On Friday, Mistral released Mixtral 8x7B, a high-quality sparse mixture of experts (SMoE) model with open weights by simply sharing a magnet link for the torrent. Mixtral 8x7B demonstrates strong performance across areas like language generation, code generation, and instruction following while keeping costs low.
A mixture of experts architecture utilizes multiple specialized submodels, or "experts," to handle different aspects of a task. An input token is processed by a "router" network that selects only a few relevant experts, rather than utilizing all the weights.
The result is a model that combines the depth and breadth of a large-scale neural network with the speed and cost-effectiveness of a much smaller model, making it an exemplary instance of efficiency in AI modeling. So although Mixtral 8x7B has 56 billion total parameters, it only uses 12 billion per token thanks to its mixture of experts design. This allows efficient and fast inference comparable to a standard 12B model.
Mixtral 8x7B achieves state-of-the-art results among open models, matching or exceeding the performance of models like Llama 2 70B and GPT-3.5 Base in evaluations.
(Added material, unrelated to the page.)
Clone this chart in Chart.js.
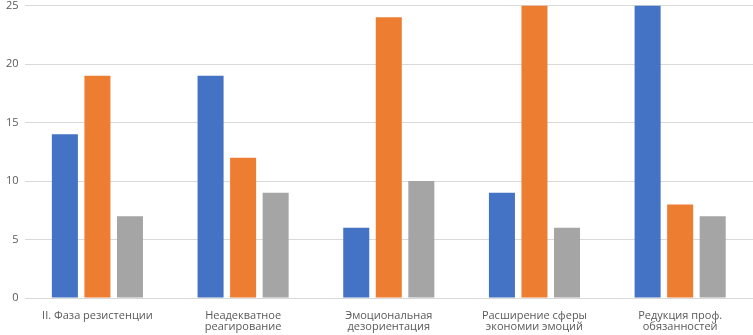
<!DOCTYPE html>
<html>
<head>
<meta charset="utf-8">
<script src="https://cdn.jsdelivr.net/npm/chart.js@4"></script>
<style>
  html, body { margin: 0; padding: 0; background: #fff; overflow: hidden; }
  #outer { width: 753px; height: 335px; position: relative; overflow: hidden; }
  #wrap { width: 753px; height: 343px; position: absolute; left: 0; top: -7px; }
</style>
</head>
<body>
<div id="outer"><div id="wrap"><canvas id="myChart"></canvas></div></div>
<script>
const categories = [
  ['II. Фаза резистенции'],
  ['Неадекватное', 'реагирование'],
  ['Эмоциональная', 'дезориентация'],
  ['Расширение сферы', 'экономии эмоций'],
  ['Редукция проф.', 'обязанностей']
];
const series1 = [14, 19, 6, 9, 25];
const series2 = [19, 12, 24, 25, 8];
const series3 = [7, 9, 10, 6, 7];
const yTicks = [0, 5, 10, 15, 20, 25];

const ctx = document.getElementById('myChart').getContext('2d');
const chart = new Chart(ctx, {
  type: 'bar',
  data: {
    labels: categories,
    datasets: [
      { label: 'Ряд 1', data: series1, backgroundColor: '#4472C4' },
      { label: 'Ряд 2', data: series2, backgroundColor: '#ED7D31' },
      { label: 'Ряд 3', data: series3, backgroundColor: '#A5A5A5' }
    ]
  },
  options: {
    responsive: true,
    maintainAspectRatio: false,
    animation: false,
    layout: { padding: { top: 0, right: 0, bottom: 0, left: 0 } },
    datasets: {
      bar: { categoryPercentage: 0.67, barPercentage: 0.8 }
    },
    plugins: {
      legend: { display: false },
      tooltip: { enabled: false }
    },
    scales: {
      x: {
        grid: { display: false },
        border: { display: false },
        ticks: {
          color: '#595959',
          font: { family: 'Open Sans', size: 11, lineHeight: 1.0 },
          maxRotation: 0,
          autoSkip: false,
          padding: 4
        }
      },
      y: {
        min: 0,
        max: 25,
        afterBuildTicks: (axis) => { axis.ticks = yTicks.map(v => ({ value: v })); },
        grid: { color: '#D9D9D9', drawTicks: false },
        border: { display: false },
        ticks: {
          color: '#595959',
          font: { family: 'Open Sans', size: 11 },
          padding: 6
        }
      }
    }
  }
});
</script>
</body>
</html>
Specific strengths include:
- Language generation over long contexts (32k tokens)
- Code generation
- Achieving top instruction following scores among open models (8.3 on MT-Bench)
The Mistral team reports Mixtral displays higher truthfulness (74% on TruthfulQA) and less bias on benchmarks compared to other models like Llama 2. This gives it a strong foundation, although fine-tuning can further improve safety.
Complementing the Mixtral 8x7B is the Mixtral 8x7B Instruct, optimized through supervised fine-tuning and Direct Preference Optimization (DPO) for precise instruction following. This variant reaches an impressive score of 8.30 on MT-Bench, rivaling the GPT3.5 and affirming its position as the leading open-weights model in its class.
The model was trained on open web data and handles English plus French, Italian, German and Spanish. It is licensed under the permissive Apache 2.0 license.
By efficiently scaling up parameters while controlling costs, SMoEs represent a promising path to move beyond standard training paradigms. Mixtral highlights the potential for open models to match leading proprietary systems while promoting transparency. The release of Mixtral 8x7B furthers Mistral’s goal of empowering the community with open models that can drive new innovations in AI.